Meski akhirnya diterima, pewawancara itu menjelaskan bahwa sebenarnya perusahaan itu keberatan dengan gender Kevin. Menurut mereka, transpuan kerap diasosiasikan dengan pekerja seks.
Kinerja Kevin baru diakui oleh perusahaan tersebut setelah ia mengundurkan diri dan pindah ke United Nation Development Program (UNDP), sebuah lembaga di bawah naungan Perserikatan Bangsa-Bangsa (PBB).

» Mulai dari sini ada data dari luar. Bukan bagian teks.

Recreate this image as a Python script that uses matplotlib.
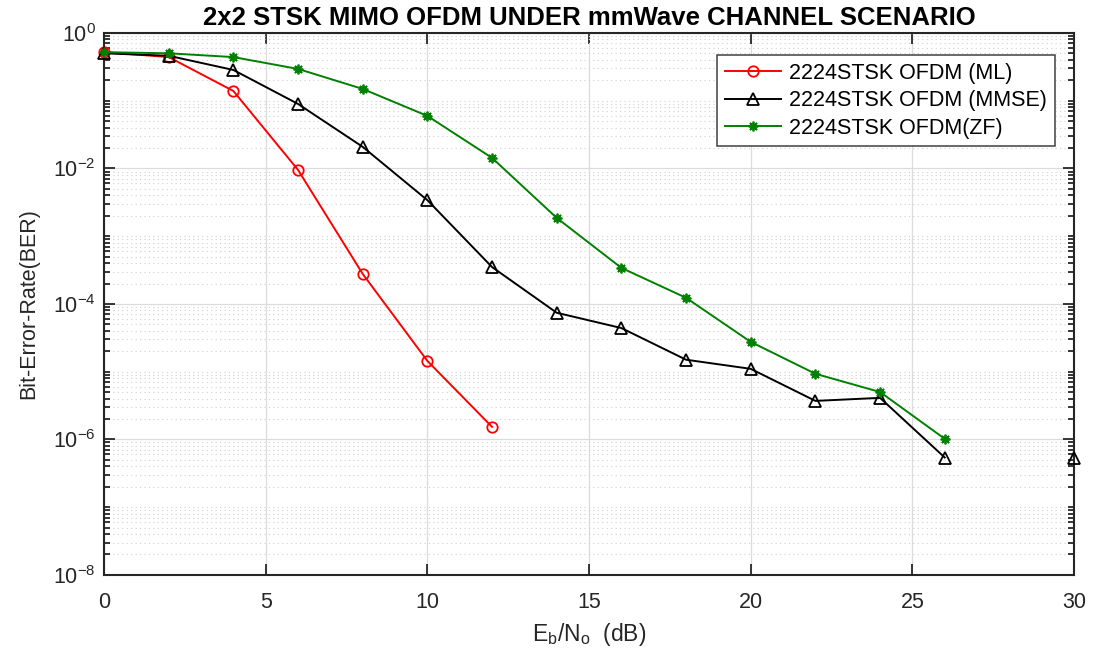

Kevin menyayangkan tingginya diskriminasi di lingkungan pendidikan dan pekerjaan yang kerap dialami oleh kelompok LGBT. Padahal, menurutnya, kesempatan-kesempatan tersebut bisa meningkatkan kualitas hidup bagi mereka.
Diskriminasi Buruk bagi Ekonomi
Diskriminasi terhadap minoritas bukan hanya melanggar hak-hak dasar manusia. Hal itu juga berpeluang membikin ekonomi terpuruk. Pada 2017, M.V. Lee Badgett, bersama dua rekannya melakukan penelitian berjudul “LGBT Exclusion in Indonesia and Its Economic Effects” (PDF). Studi itu menunjukkan bahwa diskriminasi terhadap LGBT di lingkungan kerja adalah praktik buruk yang dapat mempengaruhi produktivitas ekonomi.
Badgett, dkk mengatakan bahwa praktik itu membuat orang yang memiliki keterampilan malah kehilangan kesempatan kerja yang baik. Karena kecakapannya tak terwadahi, kelompok LGBTQ akhirnya bekerja di sektor-sektor informal yang sama sekali tak sesuai dengan keahlian mereka, misalnya pekerja seks.
Dalam hal ini, masyarakat umum "galau". Kerap menolak kelompok trans pada pekerjaan formal, tetapi melihat prostitusi waria sebagai hal yang harus diberantas.
Contoh nyata yang terjadi di Aceh pada Januari 2018 lalu. Sebanyak 12 waria dari sejumlah salon di Kabupaten Aceh Utara ditangkap oleh polisi syariat. Alasannya: polisi akan membina mereka menjadi pria. Bagaimana mereka bisa memenuhi kebutuhan hidup dan keluarganya, jika mereka ditangkap saat melakukan pekerjaannya?